How much Dispensational Theology do you know?
Enough to realize that it's was largely codified in the 1800's and acts as a
post hoc justification for a cobbled together mish-mash of sometimes jarringly different theologies that were crammed into the same religion after a schism that would effectively have rendered the two religions incompatible.
But I also realize it has a history of sorts going all the way back to Augustine and the Seven "Ages", waaay back in the 4th century AD (what only about 300 years or so after Jesus was on the scene and all the Bible Books had been written?)
For me, the main criticism of Dispensationalism as far as I can tell
may come from the mouth of Jesus:
Luke 16:17 And it is easier for heaven and earth to pass, than one tittle of the law to fail.
(Now in a similar statement in Matthew Jesus claims to fulfill the law but makes a similar comment about the earth passing but the laws remaining until fulfillment. But the Lukan description seems somewhat less "ambivalent".)
Did Jesus get the "Dispensationalist" memo?
Do you realize that after we've been here for 1000 years, with Jesus Himself ruling and reigning on the earth with a rod of iron, that when that last dispensation comes to an end, there will still be some who will follow Satan in what we call the Final Rebellion?Ambivalence can take a hike.
It is so easy to "dispense" with ambivalence and questions when you have no curiosity about what you believe. I sort of envy you that minimalist intelligence. There are times when I wish I could be that simple and just not care. I wish I could just believe whatever the big preacher man told me so I could get on with living without fear. Living with questions is living with fear that there's always an unknown.

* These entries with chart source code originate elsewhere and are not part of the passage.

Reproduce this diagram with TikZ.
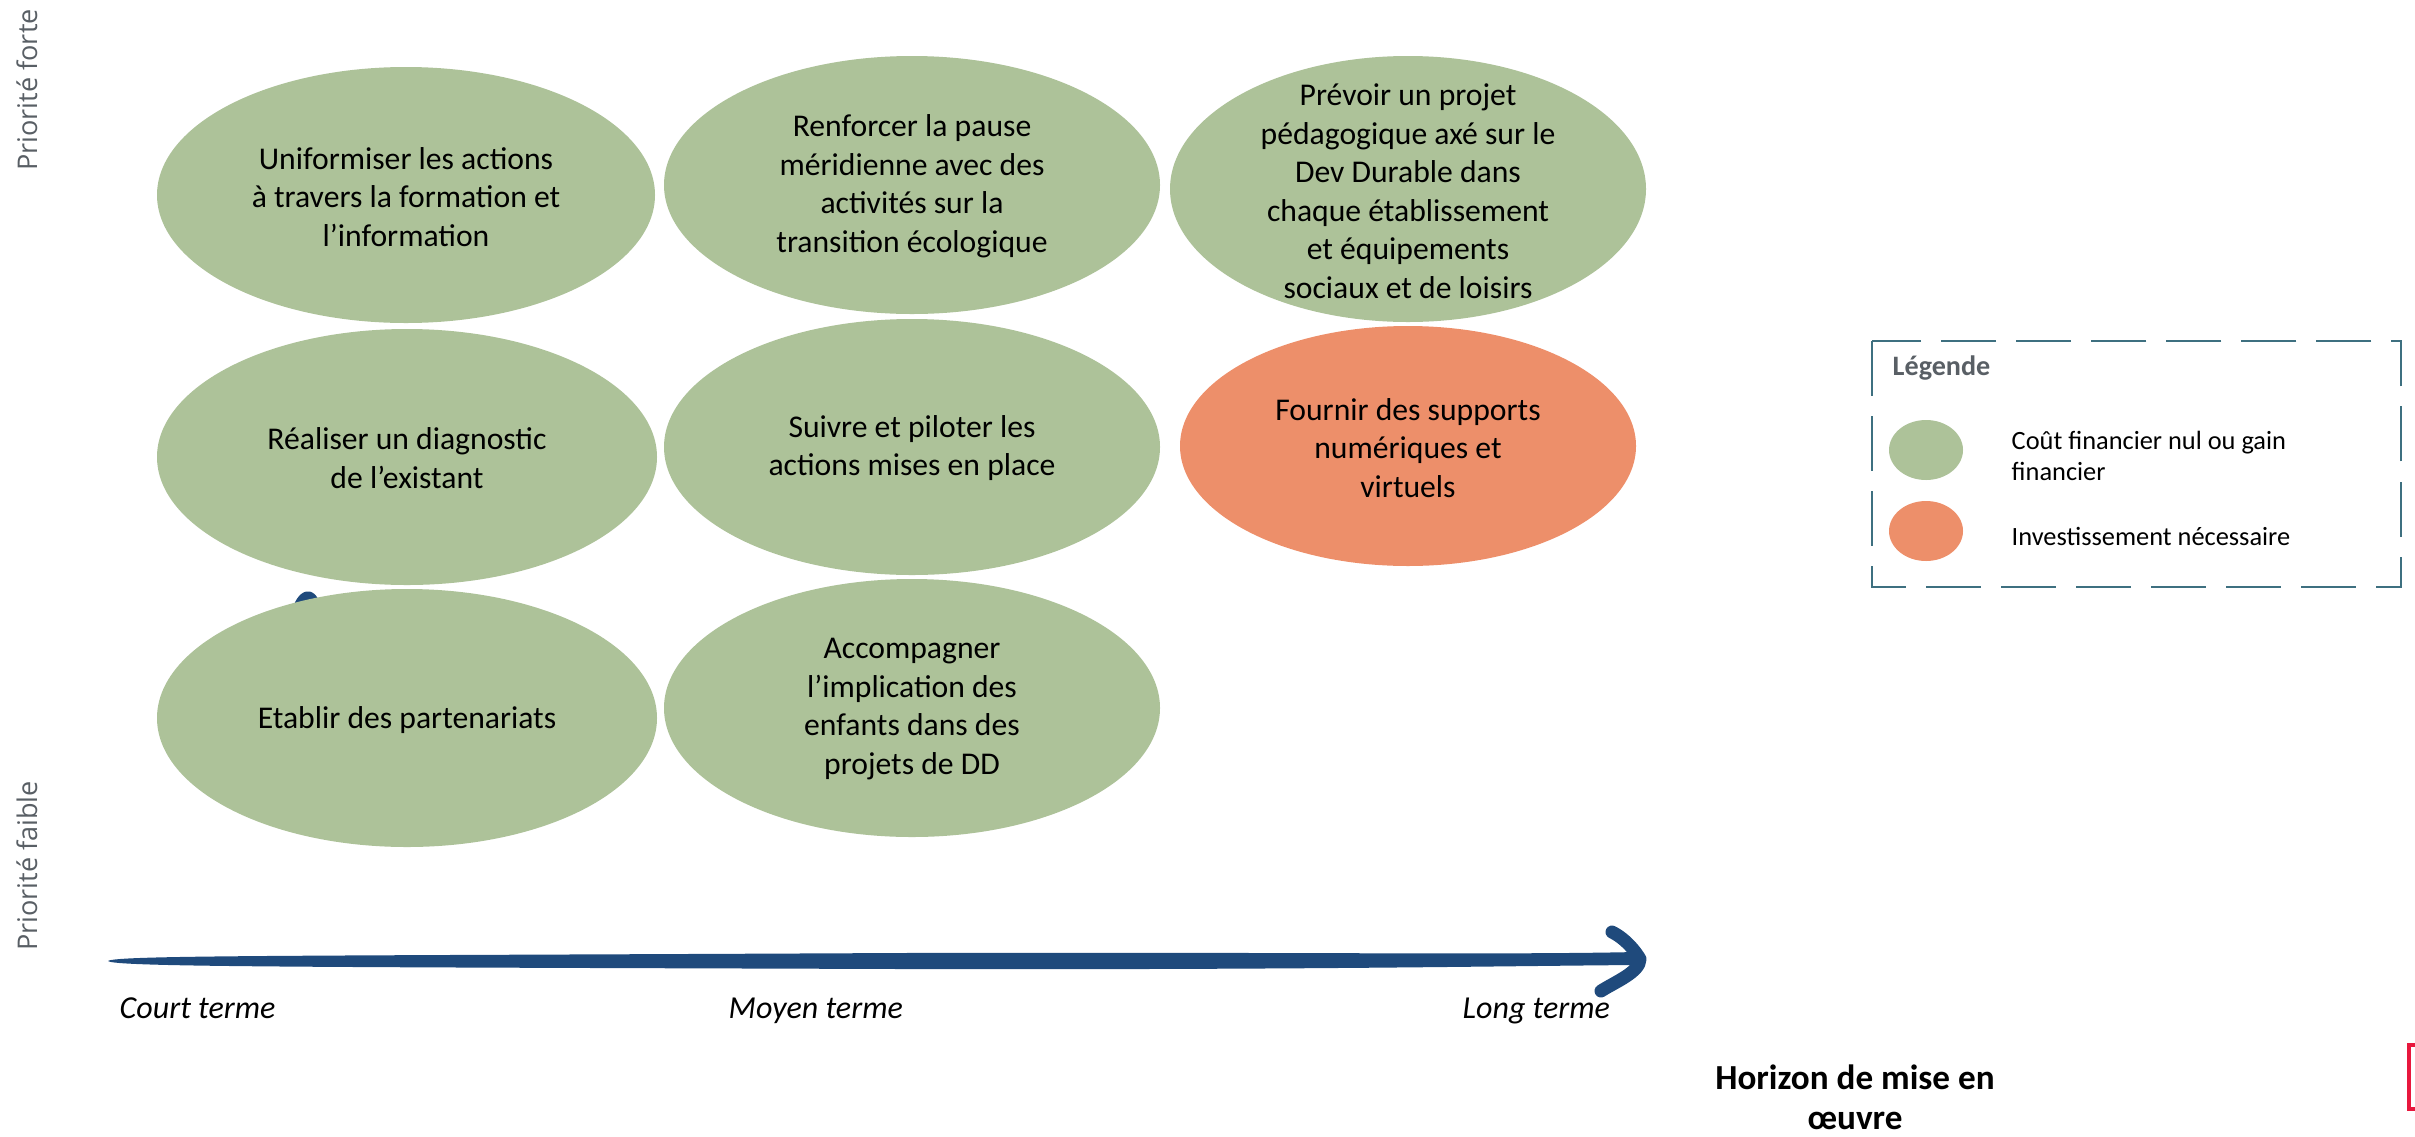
\documentclass[tikz,border=0pt]{standalone}
\usepackage{fontspec}
\setmainfont{Carlito}
\newfontfamily\prioritefont{Open Sans}

\definecolor{actvert}{RGB}{173,194,153}
\definecolor{actorange}{RGB}{237,143,106}
\definecolor{axebleu}{RGB}{31,74,124}
\definecolor{legcadre}{RGB}{62,112,128}
\definecolor{gristexte}{RGB}{89,95,101}
\definecolor{rougecadre}{RGB}{232,23,61}

\tikzset{
  action/.style={align=center,inner sep=0pt,font=\fontsize{9}{10.95}\selectfont},
  terme/.style={anchor=base west,inner sep=0pt,font=\fontsize{9.1}{11}\selectfont\itshape},
  priorite/.style={rotate=90,text=gristexte,font=\prioritefont\fontsize{7.7}{9}\selectfont},
  legtexte/.style={align=left,inner sep=0pt,font=\fontsize{7.5}{8.6}\selectfont}
}

\begin{document}
\begin{tikzpicture}[x=0.01cm,y=-0.01cm]
\useasboundingbox (0,0) rectangle (2415,1136);

% bout de fleche verticale, cache par les actions
\fill[axebleu] (292,612) .. controls (296,590) and (314,582) .. (321,606) -- cycle;

% premiere ligne
\fill[actvert] (406,195) ellipse (249 and 128);
\node[action] (uniformiser) at (406,197) {Uniformiser les actions\\à travers la formation et\\l’information};
\fill[actvert] (912,185) ellipse (248 and 129);
\node[action] (renforcer) at (912,186) {Renforcer la pause\\méridienne avec des\\activités sur la\\transition écologique};
\fill[actvert] (1408,189) ellipse (238 and 133);
\node[action] (prevoir) at (1408,191) {Prévoir un projet\\pédagogique axé sur le\\Dev Durable dans\\chaque établissement\\et équipements\\sociaux et de loisirs};

% deuxieme ligne
\fill[actvert] (407,457) ellipse (250 and 128);
\node[action] (diagnostic) at (407,458) {Réaliser un diagnostic\\de l’existant};
\fill[actvert] (912,447) ellipse (248 and 128);
\node[action] (suivre) at (912,448) {Suivre et piloter les\\actions mises en place};
\fill[actorange] (1408,446) ellipse (228 and 120);
\node[action] (fournir) at (1408,448) {Fournir des supports\\numériques et\\virtuels};

% troisieme ligne
\fill[actvert] (407,718) ellipse (250 and 129);
\node[action] (partenariats) at (407,720) {Etablir des partenariats};
\fill[actvert] (912,708) ellipse (248 and 129);
\node[action] (accompagner) at (912,709) {Accompagner\\l’implication des\\enfants dans des\\projets de DD};

% axe horizontal
\coordinate (debut) at (108,961);
\coordinate (pointe) at (1640,959);
\fill[axebleu] (debut) .. controls (115,955) and (300,956) .. (900,953)
  .. controls (1300,952) and (1500,955) .. (1636,952) -- (1636,965)
  .. controls (1500,966) and (1300,970) .. (900,969)
  .. controls (300,967) and (115,967) .. (debut) -- cycle;
\draw[axebleu,line width=0.13cm,line cap=round,line join=round]
  (1612,932) .. controls (1630,941) and (pointe) .. (pointe)
  .. controls (1640,972) and (1615,982) .. (1601,991);
\node[terme] (court) at (119,1018) {Court terme};
\node[terme] (moyen) at (728,1018) {Moyen terme};
\node[terme] (long) at (1462,1018) {Long terme};
\node[align=center,inner sep=0pt,font=\bfseries\fontsize{10}{11.4}\selectfont] (horizon) at (1855,1097) {Horizon de mise en\\œuvre};

% priorites
\node[priorite] (forte) at (27,90) {Priorité forte};
\node[priorite] (faible) at (27,866) {Priorité faible};

% legende
\draw[legcadre,line width=0.025cm,dash pattern=on 0.55cm off 0.2cm] (1872,341) rectangle (2401,587);
\node[anchor=base west,inner sep=0pt,text=gristexte,font=\bfseries\fontsize{8}{9.6}\selectfont] (legende) at (1892,375) {Légende};
\fill[actvert] (1926,450) ellipse (37 and 30);
\node[legtexte,anchor=west] (cout) at (2011,456) {Coût financier nul ou gain\\financier};
\fill[actorange] (1926,531) ellipse (37 and 30);
\node[legtexte,anchor=base west] (invest) at (2011,545) {Investissement nécessaire};

% cadre rouge coupe au bord
\draw[rougecadre,line width=0.035cm] (2409,1045) rectangle (2440,1109);
\end{tikzpicture}
\end{document}
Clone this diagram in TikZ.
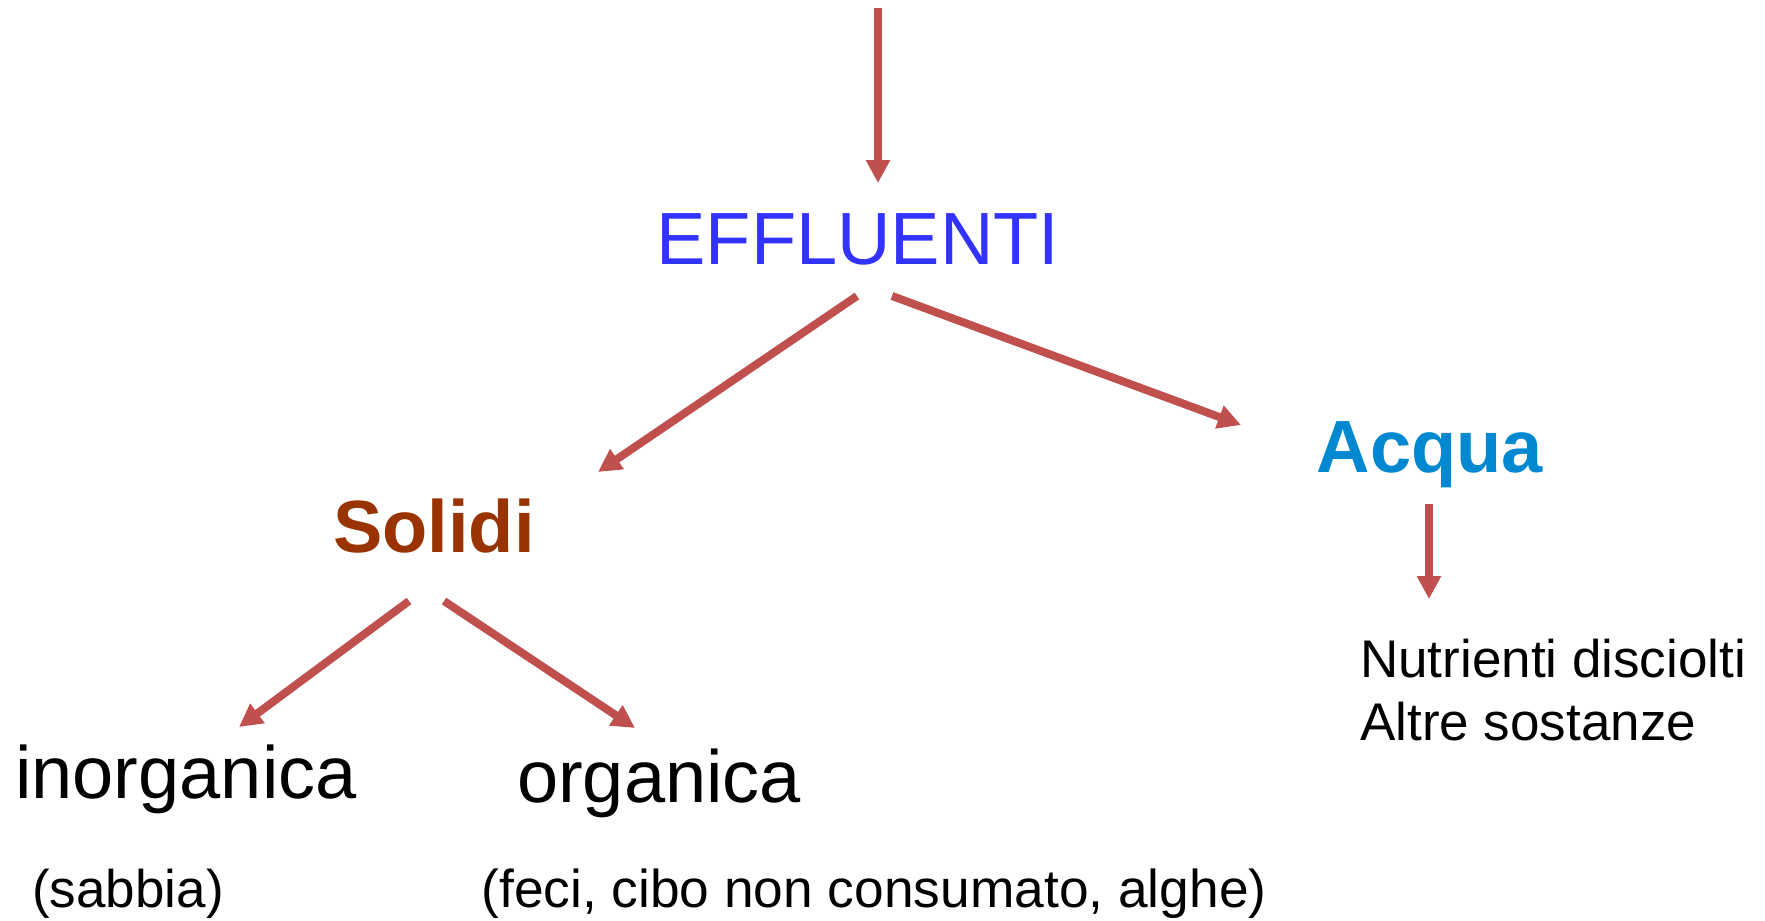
\documentclass[tikz,border=0pt]{standalone}
\usepackage{fontspec}
\setmainfont{Liberation Sans}
\usetikzlibrary{arrows.meta}
\definecolor{arrowred}{RGB}{192,80,77}
\definecolor{effblue}{RGB}{51,51,255}
\definecolor{solbrown}{RGB}{153,51,0}
\definecolor{acqblue}{RGB}{0,136,208}
\tikzset{
  big/.style={inner sep=0pt, anchor=base, font=\fontsize{74}{89}\selectfont},
  small/.style={inner sep=0pt, anchor=base, font=\fontsize{53}{63}\selectfont},
  flow/.style={draw=arrowred, line width=8pt, -{Triangle[length=23pt,width=23pt]}}
}
\begin{document}
\begin{tikzpicture}[x=1pt,y=-1pt]
\useasboundingbox (0,0) rectangle (1765,921);
% text nodes
\node[big, text=effblue] (eff) at (858,264) {EFFLUENTI};
\node[big, text=solbrown, font=\fontsize{74}{89}\selectfont\bfseries] (sol) at (434,552) {Solidi};
\node[big, text=acqblue, font=\fontsize{74}{89}\selectfont\bfseries] (acq) at (1430,472) {Acqua};
\node[big] (inorg) at (186,798) {inorganica};
\node[big] (org) at (659,802) {organica};
\node[small] (sab) at (128,907) {(sabbia)};
\node[small, font=\fontsize{53.3}{63}\selectfont] (feci) at (874,907) {(feci, cibo non consumato, alghe)};
\node[small, anchor=base west, align=left] (nut) at (1360,740) {Nutrienti disciolti\\Altre sostanze};
% connector end points
\coordinate (src) at (878,8);
\coordinate (effin) at (878,183);
\coordinate (effl) at (857,296);
\coordinate (effr) at (892,296);
\coordinate (solin) at (598,472);
\coordinate (acqin) at (1241,425);
\coordinate (soll) at (409,601);
\coordinate (solr) at (444,601);
\coordinate (inorgin) at (239,727);
\coordinate (orgin) at (635,728);
\coordinate (acqout) at (1429,504);
\coordinate (nutin) at (1429,599);
% connectors
\draw[flow] (src) -- (effin);
\draw[flow] (effl) -- (solin);
\draw[flow] (effr) -- (acqin);
\draw[flow] (soll) -- (inorgin);
\draw[flow] (solr) -- (orgin);
\draw[flow] (acqout) -- (nutin);
\end{tikzpicture}
\end{document}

However, most times I'm quite happy to face the unknown realizing that in reality
none of us know much. But what I normally find offensive is a
lack of curiosity.
I won't listen to people who can't bother to question themselves. They can take a hike.
If God really is this anti-intellectual who hides in smoke and mirrors waiting for the chance to punish those weaker than himself and who demands this be called "love", well then I have to wonder why one worships that being.
That is why I find the more "love-centric" God concepts harder to debate against, but that isn't what is necessarily taught in large portions of the Judeo-Christian Bible.
So you see, my quandry: I don't see any evidence for
any God, but if I had to follow one, I'd prefer to follow the one who isn't whipping out the iron rod to whack me when he sees fit.
But if your faith gives you comfort, then by all means have at it! It's yours. I don't have to believe what you believe. I'm just saying why I don't believe what you believe. Your type of faith leaves me cold not only because it is devoid of actual "thought", but because it also seems somewhat sloppy with the explanations. A more liberal faith leaves me cold because it smacks of just trying to hold onto the "pleasant" parts of an older, more hardened faith that doesn't fit in the world.
As a scientist I'm most interested in those ideas that are testable and can produce useful information moving forward. Superstition and blind faith serve me not at all in that realm.
But as I said, by all means, believe what you wish. Don't bother learning about Leibniz or Pascal or Bentham or anything...just live in your one book. The only problem I
really have with people like you, AV, is when you tell us how science should be done based on your interpretation of your book which has no bearing on science. Don't bring your baggage to the science party unless it has something testable and isn't all faith-based.